Kristian Widén sees many advantages in working at a small university, not least when it comes to the - often multidisciplinary - research that is carried out under the umbrella of Smart Cities and Communities.

“I believe that there are great opportunities for a multidisciplinary profile area to be successful at Halmstad University. In general, we have fairly low silo walls between the research subjects. Many of us are used to working interdisciplinary and multidisciplinary. In addition, Halmstad University has a history of working in close collaboration with the surrounding community, perhaps above all with various companies but also with the public sector such as the Region Halland and the Armed Forces.
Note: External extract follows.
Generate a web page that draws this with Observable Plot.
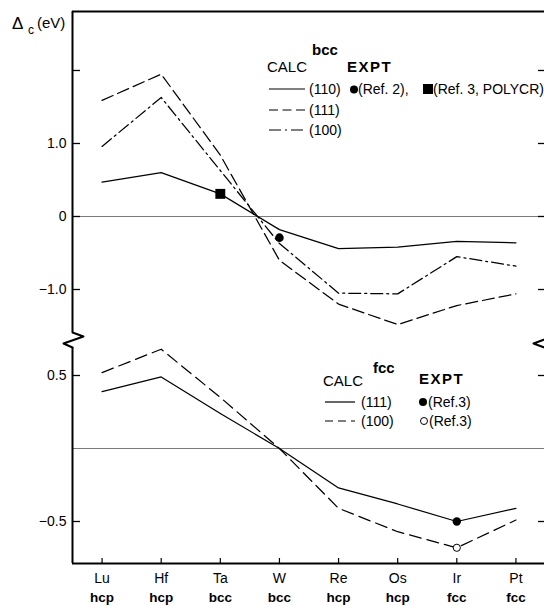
<!DOCTYPE html>
<html><head><meta charset="utf-8">
<script src="https://cdn.jsdelivr.net/npm/d3@7"></script>
<script src="https://cdn.jsdelivr.net/npm/@observablehq/plot@0.6"></script>
<style>
html,body{margin:0;padding:0;background:#fff;overflow:hidden;}
#wrap{position:relative;width:548px;height:606px;font-family:"Liberation Sans",Arial,sans-serif;}
#top,#bot{position:absolute;left:0;}
#top{top:0;} #bot{top:332px;}
#overlay{position:absolute;left:0;top:0;pointer-events:none;}
</style></head><body>
<div id="wrap"><div id="top"></div><div id="bot"></div>
<svg id="overlay" width="548" height="606" font-family="Liberation Sans, Arial, sans-serif" font-size="14">
  <!-- axis title -->
  <text x="12" y="29" font-size="17">Δ</text>
  <text x="28" y="34" font-size="12">c</text>
  <text x="37" y="28" font-size="15">(eV)</text>
  <!-- bcc legend -->
  <text x="312" y="55" font-size="15" font-weight="bold">bcc</text>
  <text x="267" y="72" font-size="15">CALC</text>
  <text x="347" y="72" font-size="15" font-weight="bold" letter-spacing="1.5">EXPT</text>
  <line x1="269" x2="305" y1="89" y2="89" stroke="#000" stroke-width="1.2"/>
  <text x="309" y="94">(110)</text>
  <circle cx="354" cy="89.5" r="4" fill="#000"/>
  <text x="358" y="94">(Ref. 2),</text>
  <rect x="423" y="84" width="10" height="10" fill="#000"/>
  <text x="433" y="94">(Ref. 3, POLYCR)</text>
  <line x1="269" x2="305" y1="110" y2="110" stroke="#000" stroke-width="1.2" stroke-dasharray="9,4.5"/>
  <text x="309" y="115">(111)</text>
  <line x1="269" x2="305" y1="130" y2="130" stroke="#000" stroke-width="1.2" stroke-dasharray="12,4,2,4"/>
  <text x="309" y="135">(100)</text>
  <!-- fcc legend -->
  <text x="373" y="373" font-size="15" font-weight="bold">fcc</text>
  <text x="323" y="386" font-size="15">CALC</text>
  <text x="419" y="384" font-size="15" font-weight="bold" letter-spacing="1.5">EXPT</text>
  <line x1="325" x2="355" y1="402" y2="402" stroke="#000" stroke-width="1.2"/>
  <text x="361" y="407">(111)</text>
  <circle cx="423" cy="402" r="4" fill="#000"/>
  <text x="428" y="407">(Ref.3)</text>
  <line x1="325" x2="355" y1="421" y2="421" stroke="#000" stroke-width="1.2" stroke-dasharray="8,5"/>
  <text x="361" y="426">(100)</text>
  <circle cx="424" cy="421" r="3.5" fill="#fff" stroke="#000" stroke-width="1"/>
  <text x="429" y="426">(Ref.3)</text>
</svg>
</div>
<script>
// ---- data ----
const elements   = ["Lu", "Hf", "Ta", "W", "Re", "Os", "Ir", "Pt"];
const structures = ["hcp", "hcp", "bcc", "bcc", "hcp", "hcp", "fcc", "fcc"];
// bcc-panel calculated core-level shifts (eV)
const bcc110 = [0.47, 0.60, 0.31, -0.18, -0.44, -0.42, -0.34, -0.36];
const bcc111 = [1.59, 1.95, 0.84, -0.60, -1.20, -1.48, -1.22, -1.06];
const bcc100 = [0.96, 1.63, 0.63, -0.37, -1.05, -1.06, -0.55, -0.68];
// bcc-panel experiments
const bccRef2El = ["W"];  const bccRef2Val = [-0.29];
const bccRef3El = ["Ta"]; const bccRef3Val = [0.31];
// fcc-panel calculated
const fcc111 = [0.39, 0.49, 0.24, 0.00, -0.27, -0.38, -0.50, -0.41];
const fcc100 = [0.52, 0.68, 0.35, 0.00, -0.41, -0.57, -0.68, -0.49];
// fcc-panel experiments
const fccRef3FilledEl = ["Ir"]; const fccRef3FilledVal = [-0.50];
const fccRef3OpenEl   = ["Ir"]; const fccRef3OpenVal   = [-0.68];
// axis ticks
const topTicks = [2, 1, 0, -1];
const topTickLabels = [1, 0, -1];
const botTicks = [0.5, -0.5];

// ---- layout helpers ----
const X0 = -0.5, X1 = elements.length - 0.5;
const W = 548, ML = 72, MR = 3;
const pxX = (W - ML - MR) / (X1 - X0);
const xIdx = elements.map((d, i) => i);
const idx = el => elements.indexOf(el);
const fmt = d => d === 0 ? "0" : (d < 0 ? "\u2212" : "") + Math.abs(d).toFixed(1);
const style = {fontFamily: "Liberation Sans, Arial, sans-serif", fontSize: "14px", background: "transparent", overflow: "visible"};

// top panel: 72.8 px per eV
const topDom = [-1.589, 2.808];
const lineOpts = {x: (d, i) => i, y: d => d, stroke: "#000", strokeWidth: 1.25};

const topPlot = Plot.plot({
  width: W, height: 332, marginLeft: ML, marginRight: MR, marginTop: 11, marginBottom: 0,
  style,
  x: {domain: [X0, X1], axis: null},
  y: {domain: topDom, axis: null},
  marks: [
    Plot.ruleY([0], {stroke: "#7a7a7a", strokeWidth: 1}),
    Plot.line(bcc110, lineOpts),
    Plot.line(bcc111, {...lineOpts, strokeDasharray: "12,5"}),
    Plot.line(bcc100, {...lineOpts, strokeDasharray: "12,4,2,4"}),
    Plot.dot(bccRef3El, {x: d => idx(d), y: (d, i) => bccRef3Val[i], symbol: "square", r: 5.6, fill: "#000"}),
    Plot.dot(bccRef2El, {x: d => idx(d), y: (d, i) => bccRef2Val[i], r: 4.3, fill: "#000"}),
    Plot.axisY(topTickLabels, {anchor: "left", tickSize: 0, tickPadding: 6, tickFormat: fmt, fontSize: 14}),
    Plot.ruleY(topTicks, {x1: X0, x2: X0 + 8 / pxX, stroke: "#000", strokeWidth: 1.3}),
    Plot.ruleY(topTicks, {x1: X1 - 7 / pxX, x2: X1, stroke: "#000", strokeWidth: 1.3}),
    Plot.ruleX([X0, X1], {stroke: "#000", strokeWidth: 2}),
    Plot.ruleY([topDom[1]], {stroke: "#000", strokeWidth: 2})
  ]
});
document.getElementById("top").appendChild(topPlot);

// bottom panel: 146 px per eV
const botDom = [-0.7877, 0.6918];
const botPxY = (563 - 347) / (botDom[1] - botDom[0]);
const yb = botDom[1];
const zigL = [[X0, yb + 15 / botPxY], [X0 + 11 / pxX, yb + 11 / botPxY], [X0 - 9 / pxX, yb + 4 / botPxY], [X0, yb]];
const zigR = [[X1, yb + 15 / botPxY], [X1 + 10 / pxX, yb + 12 / botPxY], [X1 - 12 / pxX, yb + 4 / botPxY], [X1, yb - 0.5 / botPxY]];

const botPlot = Plot.plot({
  width: W, height: 274, marginLeft: ML, marginRight: MR, marginTop: 15, marginBottom: 43,
  style,
  x: {domain: [X0, X1], axis: null},
  y: {domain: botDom, axis: null},
  marks: [
    Plot.ruleY([0], {stroke: "#7a7a7a", strokeWidth: 1}),
    Plot.line(fcc111, lineOpts),
    Plot.line(fcc100, {...lineOpts, strokeDasharray: "12,6"}),
    Plot.dot(fccRef3FilledEl, {x: d => idx(d), y: (d, i) => fccRef3FilledVal[i], r: 4.2, fill: "#000"}),
    Plot.dot(fccRef3OpenEl, {x: d => idx(d), y: (d, i) => fccRef3OpenVal[i], r: 3.6, fill: "#fff", stroke: "#000", strokeWidth: 1}),
    Plot.axisY(botTicks, {anchor: "left", tickSize: 0, tickPadding: 6, tickFormat: fmt, fontSize: 14}),
    Plot.ruleY(botTicks, {x1: X0, x2: X0 + 8 / pxX, stroke: "#000", strokeWidth: 1.3}),
    Plot.ruleY(botTicks, {x1: X1 - 7 / pxX, x2: X1, stroke: "#000", strokeWidth: 1.3}),
    Plot.axisX(xIdx, {anchor: "bottom", tickSize: 0, tickPadding: 10, tickFormat: i => elements[i], fontSize: 14}),
    Plot.text(xIdx, {x: d => d, text: d => structures[d], frameAnchor: "bottom", lineAnchor: "middle", dy: 34, fontWeight: "bold", fontSize: 13.5}),
    Plot.ruleX(xIdx, {y1: botDom[0], y2: botDom[0] + 5 / botPxY, stroke: "#000", strokeWidth: 1.2}),
    Plot.ruleX([X0, X1], {stroke: "#000", strokeWidth: 2}),
    Plot.ruleY([botDom[0]], {stroke: "#000", strokeWidth: 2}),
    Plot.line(zigL, {x: d => d[0], y: d => d[1], stroke: "#000", strokeWidth: 2}),
    Plot.line(zigR, {x: d => d[0], y: d => d[1], stroke: "#000", strokeWidth: 2})
  ]
});
document.getElementById("bot").appendChild(botPlot);
</script>
</body></html>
These two elements - our multidisciplinarity and our habit of external collaboration - are two of our main competitive advantages”, he says.

With his heart in research

Kristian Widén appreciates teaching, but it is still the research that is closest to his heart.

“It is rewarding to teach, especially when the groups are quite small so that I can have personal contact with the students. I teach mostly at the advanced level and supervise doctoral students, and it is often very rewarding. Sometimes I learn almost as much as the students. But most exciting of all is still the research.”

When Kristian Widén now takes on the role of professor, he does so with an ambition of driving development, both personally and subject-wise.

“As a professor, I hope to be able to inspire students as well as my my colleagues and contribute to the research at the University becoming even stronger and more visible. I work in a department with great energy where exciting things are happening. I hope that my professorship can have positive effects not only for myself but also for those who work in my vicinity, that it can open doors to new opportunities and collaborations”, says Kristian Widén, who hopes to be able to fulfill one of his dreams in the foreseeable future:

“My goal has always been to be involved in building an internationally recognized research group with a focus on innovation in the construction sector, and we are well on our way. Halmstad University will be a force to be reckoned with!”